The self care industry is worth nearly eleven billion dollars.
This past Women’s history month I became obsessed with the fact that Audre Lorde’s quote about self care being revolutionary was seemingly ubiquitous. It was every where. I set out to find out the origins of the original quote. The original quote comes from the epilogue of the book A Burst of Light by Audre Lorde.
Lorde made that statement after she found out that she had gotten Cancer a second time. She’d be in Germany seeking alternative health treatments, teaching, holding workshops and building community with Afro German women and women of the Black diaspora in Germany and in the United States.
Lorde was not talking about some individual notion of self care, she was talking about figuring out how to stay alive in a system that was trying to kill her. I realized after I found the quote that this is issue that I had with the self care quote. Not only does it violently remove the context of her original statement but it puts the onus of care on the individual.

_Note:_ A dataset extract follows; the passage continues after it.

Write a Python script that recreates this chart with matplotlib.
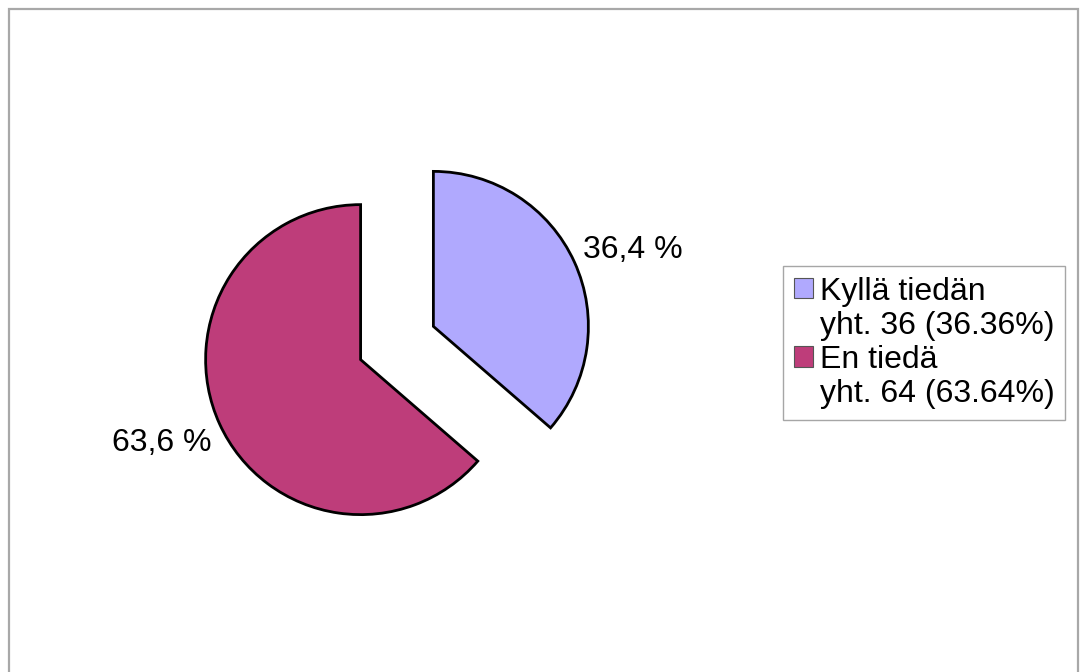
import numpy as np
import matplotlib.pyplot as plt
from matplotlib.patches import Rectangle

plt.rcParams["font.family"] = ["Liberation Sans", "DejaVu Sans"]

# ===================== data =====================
categories = ["Kyllä tiedän", "En tiedä"]
counts = [36, 64]
shares = [36.36, 63.64]
colors = ["#b0a9fe", "#be3d7a"]

slice_labels = [f"{s:.1f} %".replace(".", ",") for s in shares]
detail_lines = [f"yht. {c} ({s:.2f}%)" for c, s in zip(counts, shares)]

# ===================== figure =====================
fig = plt.figure(figsize=(10.8, 6.72), dpi=100)
ax = fig.add_axes([0, 0, 1, 1])

# outer gray frame (runs off the bottom of the page)
fig.patches.append(Rectangle((9 / 1080, -0.05), 1069 / 1080, 1.05 - 9 / 672,
                             transform=fig.transFigure, fill=False,
                             edgecolor="#a8a8a8", linewidth=1.6))

# axes are in pixel-like units, so radius / explode are given in the same units
wedges, texts = ax.pie(
    shares, labels=slice_labels, colors=colors,
    startangle=90, counterclock=False,
    explode=[40, 40], radius=155, center=(397, 329),
    labeldistance=1.06,
    wedgeprops=dict(edgecolor="black", linewidth=2.0),
    textprops=dict(fontsize=23, color="black"),
    frame=True,
)
ax.set_xlim(0, 1080)
ax.set_ylim(0, 672)
ax.set_aspect("auto")
ax.axis("off")

# label alignment relative to the slice direction, not the axes origin
for w, t in zip(wedges, texts):
    mid = np.deg2rad((w.theta1 + w.theta2) / 2)
    t.set_horizontalalignment("left" if np.cos(mid) > 0 else "right")
    t.set_verticalalignment("baseline" if np.sin(mid) > 0 else "top")

# legend: colour box on the name line, totals on a second row without a box
blank = Rectangle((0, 0), 1, 1, fill=False, edgecolor="none")
handles, labels = [], []
for w, name, line in zip(wedges, categories, detail_lines):
    handles += [w, blank]
    labels += [name, line]

leg = fig.legend(
    handles, labels, loc="upper left",
    bbox_to_anchor=(783 / 1080, 1 - 266 / 672),
    fontsize=23, frameon=True, fancybox=False,
    edgecolor="#909090", handlelength=0.6, handleheight=0.6,
    handletextpad=0.22, borderpad=0.33, labelspacing=0.13,
    borderaxespad=0,
)
leg.get_frame().set_linewidth(1.0)
for h in leg.legend_handles[::2]:
    h.set_linewidth(0.8)
    h.set_edgecolor("#555555")

fig.savefig("out.png", dpi=100)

Lorde’s entire essay, and a better part of the book is about figuring out how to be in her body, find the best treatments possible, evaluate the value of the opinions of doctors who were often hostile to her and ultimately how to make peace with having Cancer.
In light of the current conversation around medical care, access and the vulnerability of Black women’s bodies her statement and analysis continues to be relevant.
As I wrote this I began to wonder two things:
What kind of would would we have to live in order for Black women to be properly credited, cited and paid for their work?
What happens when the words of Black feminists are completely taken out of context?